Plotting code records:
--- START ---
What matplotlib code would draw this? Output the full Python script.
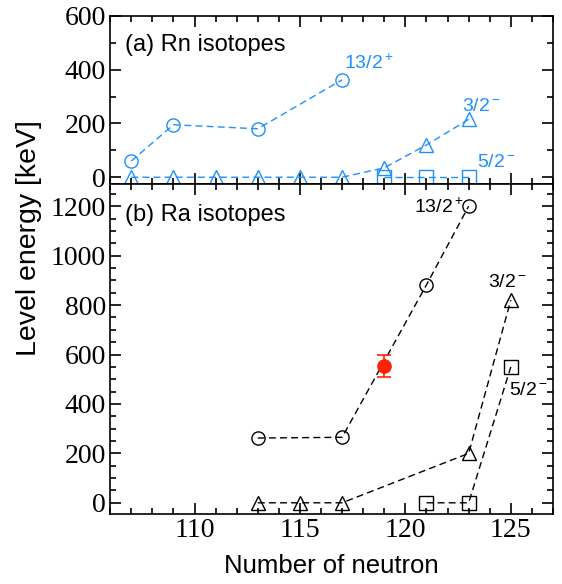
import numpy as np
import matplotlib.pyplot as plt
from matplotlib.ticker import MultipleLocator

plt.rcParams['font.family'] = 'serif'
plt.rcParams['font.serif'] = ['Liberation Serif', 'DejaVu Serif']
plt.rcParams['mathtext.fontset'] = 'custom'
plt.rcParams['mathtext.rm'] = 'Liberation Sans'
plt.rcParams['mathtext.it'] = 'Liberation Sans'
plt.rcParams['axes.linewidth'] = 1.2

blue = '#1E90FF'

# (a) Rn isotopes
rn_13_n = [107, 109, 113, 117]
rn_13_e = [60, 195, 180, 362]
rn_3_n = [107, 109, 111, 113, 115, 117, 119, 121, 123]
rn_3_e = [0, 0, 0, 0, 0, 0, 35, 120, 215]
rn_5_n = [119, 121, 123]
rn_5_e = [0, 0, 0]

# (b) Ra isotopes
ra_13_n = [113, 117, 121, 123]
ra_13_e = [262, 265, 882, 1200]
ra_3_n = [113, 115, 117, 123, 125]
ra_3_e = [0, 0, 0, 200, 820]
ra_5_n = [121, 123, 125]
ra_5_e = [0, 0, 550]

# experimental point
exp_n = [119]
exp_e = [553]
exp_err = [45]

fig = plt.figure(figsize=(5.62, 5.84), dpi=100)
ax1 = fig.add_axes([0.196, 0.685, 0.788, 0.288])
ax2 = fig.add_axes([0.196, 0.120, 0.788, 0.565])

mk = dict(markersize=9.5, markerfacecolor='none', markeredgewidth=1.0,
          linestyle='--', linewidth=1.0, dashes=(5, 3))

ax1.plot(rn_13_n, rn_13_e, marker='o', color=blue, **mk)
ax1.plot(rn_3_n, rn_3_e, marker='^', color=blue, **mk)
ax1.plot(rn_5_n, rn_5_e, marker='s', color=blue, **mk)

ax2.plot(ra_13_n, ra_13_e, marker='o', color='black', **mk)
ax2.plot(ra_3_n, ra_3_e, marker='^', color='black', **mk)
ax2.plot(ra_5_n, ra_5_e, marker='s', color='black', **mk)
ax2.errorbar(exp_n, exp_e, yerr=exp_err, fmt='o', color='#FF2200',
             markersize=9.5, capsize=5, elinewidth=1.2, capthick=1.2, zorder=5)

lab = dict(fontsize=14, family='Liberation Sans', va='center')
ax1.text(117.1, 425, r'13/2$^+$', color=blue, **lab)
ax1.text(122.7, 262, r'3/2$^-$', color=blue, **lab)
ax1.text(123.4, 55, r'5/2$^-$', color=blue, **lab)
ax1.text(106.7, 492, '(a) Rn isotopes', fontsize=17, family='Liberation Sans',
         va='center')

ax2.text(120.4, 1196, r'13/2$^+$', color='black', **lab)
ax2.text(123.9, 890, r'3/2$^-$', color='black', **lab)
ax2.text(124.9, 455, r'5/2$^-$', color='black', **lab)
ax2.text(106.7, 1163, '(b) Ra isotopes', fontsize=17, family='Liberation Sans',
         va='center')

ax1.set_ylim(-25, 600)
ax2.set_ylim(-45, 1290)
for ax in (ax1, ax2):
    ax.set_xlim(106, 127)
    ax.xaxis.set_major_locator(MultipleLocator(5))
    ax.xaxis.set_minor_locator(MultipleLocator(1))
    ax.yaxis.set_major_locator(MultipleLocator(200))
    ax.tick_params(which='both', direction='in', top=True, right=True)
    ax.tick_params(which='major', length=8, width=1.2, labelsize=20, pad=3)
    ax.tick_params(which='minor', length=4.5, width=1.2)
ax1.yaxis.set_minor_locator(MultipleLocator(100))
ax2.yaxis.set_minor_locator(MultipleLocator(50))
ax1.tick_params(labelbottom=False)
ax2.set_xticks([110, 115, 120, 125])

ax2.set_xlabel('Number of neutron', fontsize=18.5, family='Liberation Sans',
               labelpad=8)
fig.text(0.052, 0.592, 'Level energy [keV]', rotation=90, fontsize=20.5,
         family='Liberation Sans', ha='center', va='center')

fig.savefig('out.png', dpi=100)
--- END ---
--- START ---
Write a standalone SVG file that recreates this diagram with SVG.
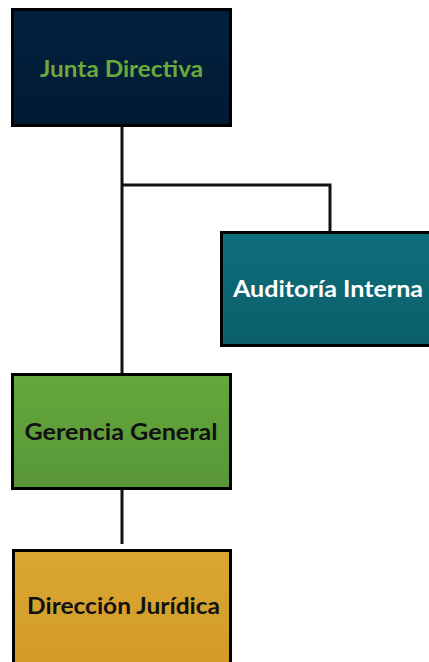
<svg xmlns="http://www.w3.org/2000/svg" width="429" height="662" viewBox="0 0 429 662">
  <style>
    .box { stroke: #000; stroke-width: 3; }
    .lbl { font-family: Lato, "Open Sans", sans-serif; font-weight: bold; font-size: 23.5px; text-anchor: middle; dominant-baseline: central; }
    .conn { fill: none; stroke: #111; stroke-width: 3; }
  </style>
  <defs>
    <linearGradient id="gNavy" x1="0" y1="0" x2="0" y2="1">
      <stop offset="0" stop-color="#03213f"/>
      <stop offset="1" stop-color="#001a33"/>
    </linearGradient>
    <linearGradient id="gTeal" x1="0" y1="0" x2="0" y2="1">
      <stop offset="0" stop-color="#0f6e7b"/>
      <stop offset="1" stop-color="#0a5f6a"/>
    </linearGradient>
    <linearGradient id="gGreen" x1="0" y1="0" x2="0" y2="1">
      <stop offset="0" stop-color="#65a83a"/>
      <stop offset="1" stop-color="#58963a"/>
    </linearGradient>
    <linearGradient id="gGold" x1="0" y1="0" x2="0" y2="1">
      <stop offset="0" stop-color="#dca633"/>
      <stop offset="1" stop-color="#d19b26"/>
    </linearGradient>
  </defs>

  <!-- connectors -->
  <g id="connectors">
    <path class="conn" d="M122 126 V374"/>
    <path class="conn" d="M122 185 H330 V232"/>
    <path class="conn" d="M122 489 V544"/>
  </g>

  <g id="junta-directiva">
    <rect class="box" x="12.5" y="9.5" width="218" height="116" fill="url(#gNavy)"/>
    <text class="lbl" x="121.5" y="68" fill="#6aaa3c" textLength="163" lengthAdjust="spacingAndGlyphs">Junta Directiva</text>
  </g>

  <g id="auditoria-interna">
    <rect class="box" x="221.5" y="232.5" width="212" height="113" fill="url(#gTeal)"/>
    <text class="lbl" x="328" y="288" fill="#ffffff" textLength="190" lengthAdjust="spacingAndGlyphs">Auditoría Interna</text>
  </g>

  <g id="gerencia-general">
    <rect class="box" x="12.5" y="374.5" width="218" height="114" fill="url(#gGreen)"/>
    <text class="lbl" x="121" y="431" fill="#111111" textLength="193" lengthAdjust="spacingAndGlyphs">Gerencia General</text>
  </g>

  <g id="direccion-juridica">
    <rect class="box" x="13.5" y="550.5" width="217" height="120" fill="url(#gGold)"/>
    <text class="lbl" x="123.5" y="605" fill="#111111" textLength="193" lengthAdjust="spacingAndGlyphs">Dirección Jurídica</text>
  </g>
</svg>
--- END ---
--- START ---
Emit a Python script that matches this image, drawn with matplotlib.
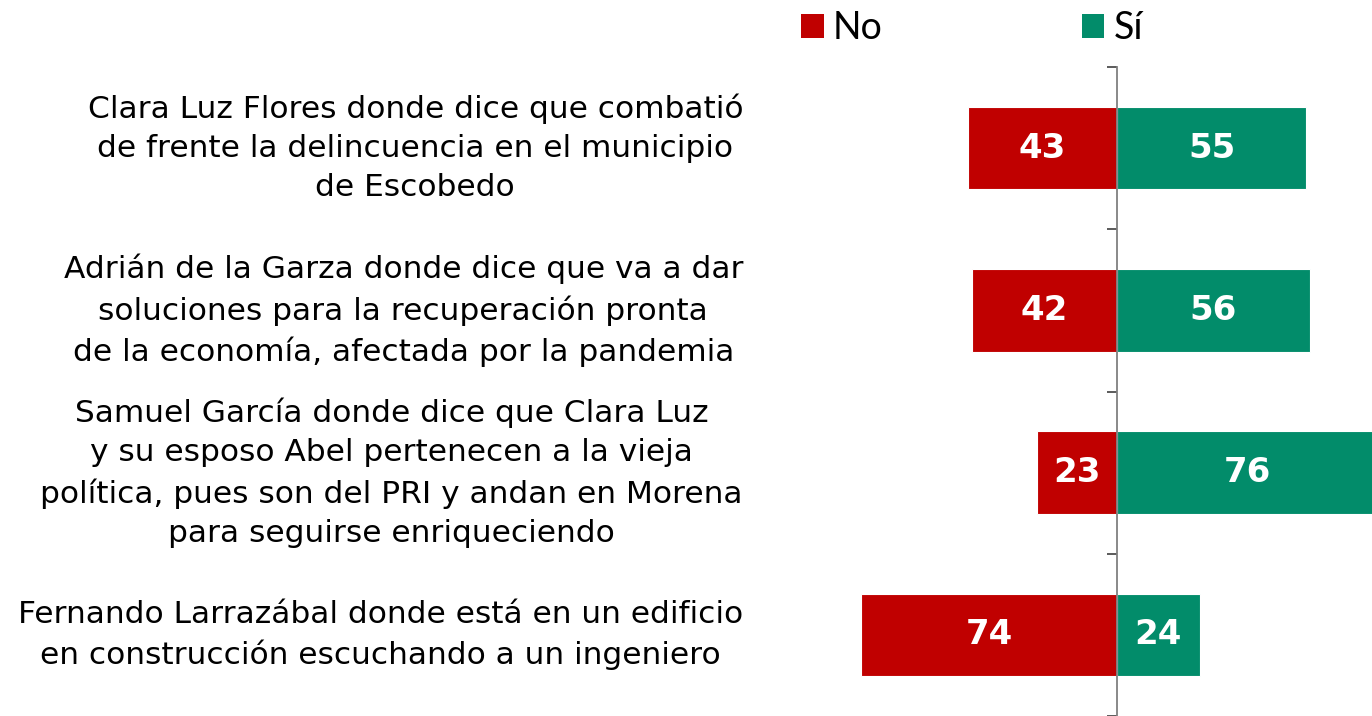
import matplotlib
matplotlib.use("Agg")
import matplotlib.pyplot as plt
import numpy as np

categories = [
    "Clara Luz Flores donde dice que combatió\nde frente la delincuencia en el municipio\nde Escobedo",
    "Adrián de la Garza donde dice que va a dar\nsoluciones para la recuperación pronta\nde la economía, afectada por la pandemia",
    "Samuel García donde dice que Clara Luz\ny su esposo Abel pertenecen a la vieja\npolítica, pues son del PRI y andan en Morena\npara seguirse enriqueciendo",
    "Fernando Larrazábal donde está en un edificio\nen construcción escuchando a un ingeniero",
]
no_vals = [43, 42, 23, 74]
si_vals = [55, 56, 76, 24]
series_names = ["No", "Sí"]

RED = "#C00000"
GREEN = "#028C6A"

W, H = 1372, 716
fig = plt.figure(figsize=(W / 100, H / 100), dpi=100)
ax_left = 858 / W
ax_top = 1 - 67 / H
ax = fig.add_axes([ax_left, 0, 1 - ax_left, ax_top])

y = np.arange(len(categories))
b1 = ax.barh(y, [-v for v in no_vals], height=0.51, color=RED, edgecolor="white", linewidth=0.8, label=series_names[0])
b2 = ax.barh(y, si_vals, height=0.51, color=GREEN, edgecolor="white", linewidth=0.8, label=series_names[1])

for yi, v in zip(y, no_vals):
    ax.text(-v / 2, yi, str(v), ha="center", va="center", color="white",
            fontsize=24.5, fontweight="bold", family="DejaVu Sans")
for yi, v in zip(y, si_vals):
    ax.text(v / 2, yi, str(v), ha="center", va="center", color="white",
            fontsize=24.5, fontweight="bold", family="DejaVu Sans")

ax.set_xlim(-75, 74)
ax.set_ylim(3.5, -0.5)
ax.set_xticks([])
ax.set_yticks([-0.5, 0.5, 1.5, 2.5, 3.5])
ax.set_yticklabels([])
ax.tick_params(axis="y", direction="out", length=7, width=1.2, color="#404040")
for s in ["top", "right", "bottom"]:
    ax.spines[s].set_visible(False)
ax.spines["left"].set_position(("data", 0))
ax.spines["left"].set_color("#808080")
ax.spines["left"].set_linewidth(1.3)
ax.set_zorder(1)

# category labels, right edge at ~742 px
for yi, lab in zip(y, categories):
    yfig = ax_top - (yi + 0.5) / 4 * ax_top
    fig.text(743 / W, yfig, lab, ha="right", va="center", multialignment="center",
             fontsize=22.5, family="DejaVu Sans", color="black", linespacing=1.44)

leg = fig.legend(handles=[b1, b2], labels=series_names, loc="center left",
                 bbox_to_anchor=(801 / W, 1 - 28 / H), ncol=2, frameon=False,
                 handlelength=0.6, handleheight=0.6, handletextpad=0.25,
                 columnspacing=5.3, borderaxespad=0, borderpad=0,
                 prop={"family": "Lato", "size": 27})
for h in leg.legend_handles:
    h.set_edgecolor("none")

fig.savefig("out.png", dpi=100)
--- END ---
Task objective:
Look above and copy only the lines from the one holding "Emit a Python" to the one holding "ax = fig.add_axes([ax_left, 0, 1", both included, exactly, minus the pictures.

Solution to the exercise:
Emit a Python script that matches this image, drawn with matplotlib.
import matplotlib
matplotlib.use("Agg")
import matplotlib.pyplot as plt
import numpy as np

categories = [
    "Clara Luz Flores donde dice que combatió\nde frente la delincuencia en el municipio\nde Escobedo",
    "Adrián de la Garza donde dice que va a dar\nsoluciones para la recuperación pronta\nde la economía, afectada por la pandemia",
    "Samuel García donde dice que Clara Luz\ny su esposo Abel pertenecen a la vieja\npolítica, pues son del PRI y andan en Morena\npara seguirse enriqueciendo",
    "Fernando Larrazábal donde está en un edificio\nen construcción escuchando a un ingeniero",
]
no_vals = [43, 42, 23, 74]
si_vals = [55, 56, 76, 24]
series_names = ["No", "Sí"]

RED = "#C00000"
GREEN = "#028C6A"

W, H = 1372, 716
fig = plt.figure(figsize=(W / 100, H / 100), dpi=100)
ax_left = 858 / W
ax_top = 1 - 67 / H
ax = fig.add_axes([ax_left, 0, 1 - ax_left, ax_top])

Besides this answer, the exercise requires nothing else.